Countrywide up after B of A deal, ResCap gyrates; primary quiet; funds see $380 million outflow

By Paul Deckelman and Paul A. Harris

New York, Aug. 23 - Bonds of mortgage-related names were seen higher - and prices for credit default swap hedging protection against a default in those bonds seen lower - as investors were apparently reassured by Bank of America's $2 billion investment in troubled mortgage lending giant Countrywide Financial Corp.

Beside Countrywide itself, this group also included Residential Capital Corp. and its corporate parent, GMAC LLC - the former General Motors Acceptance Corp. - and Thornburg Mortgage Inc.

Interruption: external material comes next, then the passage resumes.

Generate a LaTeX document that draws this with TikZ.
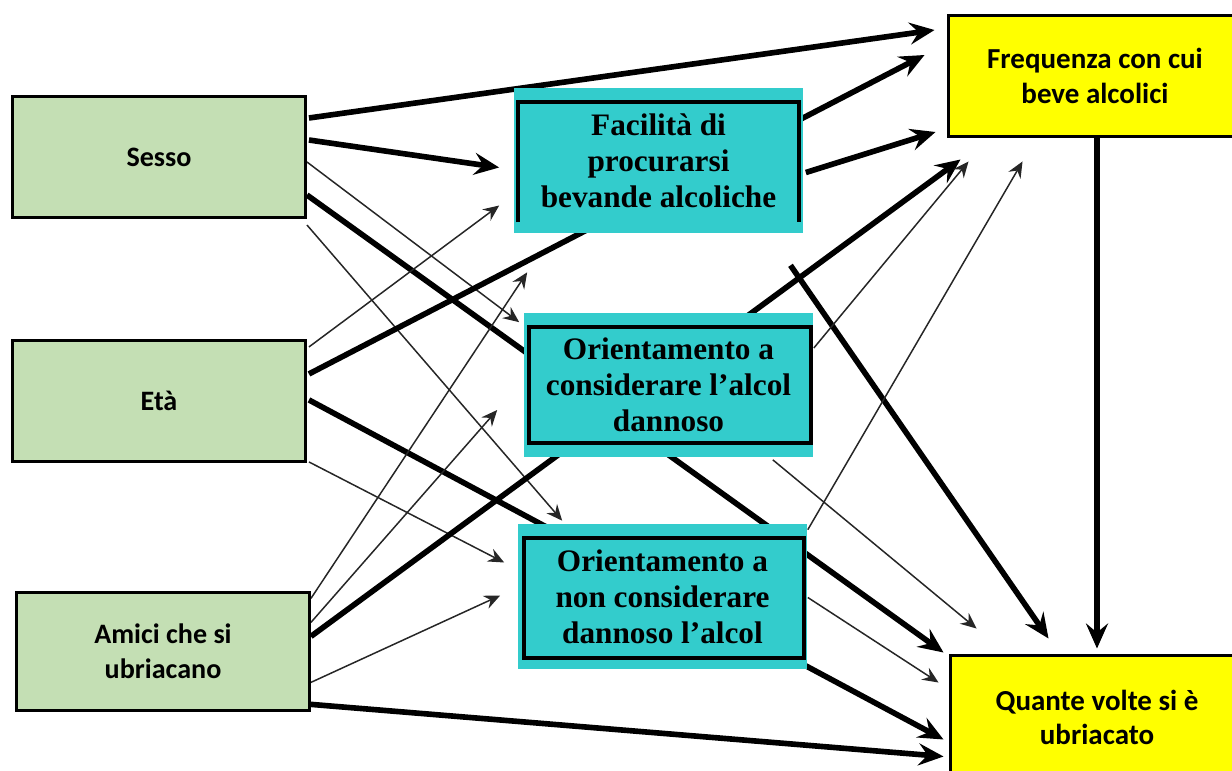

The ResCap bonds initially shot solidly upward, but then came off those peak levels, with some ending up 2 to 4 points, others gyrating around before ending essentially unchanged.

Apart from the financial names, which dominated most of the day's activity, Boston Scientific Corp.'s bonds pushed upward on the news that the company had prepaid $1 billion of debt.

Primary market activity was almost non-existent.

Funds see 11th straight outflow

As activity was winding down for the day, market participants familiar with the weekly high yield mutual fund flow numbers compiled by AMG Data Services of Arcata, Calif., told Prospect News that in the week ended Wednesday, $379.7 million more exited those weekly-reporting funds than came into them.

A source added that this is the 11th consecutive negative flow from the funds which report to AMG on a weekly basis.

Altogether those outflows now amount to more than $3.8 billion, and leave year to date flows among those funds mired deep in the red at negative $2.191 billion.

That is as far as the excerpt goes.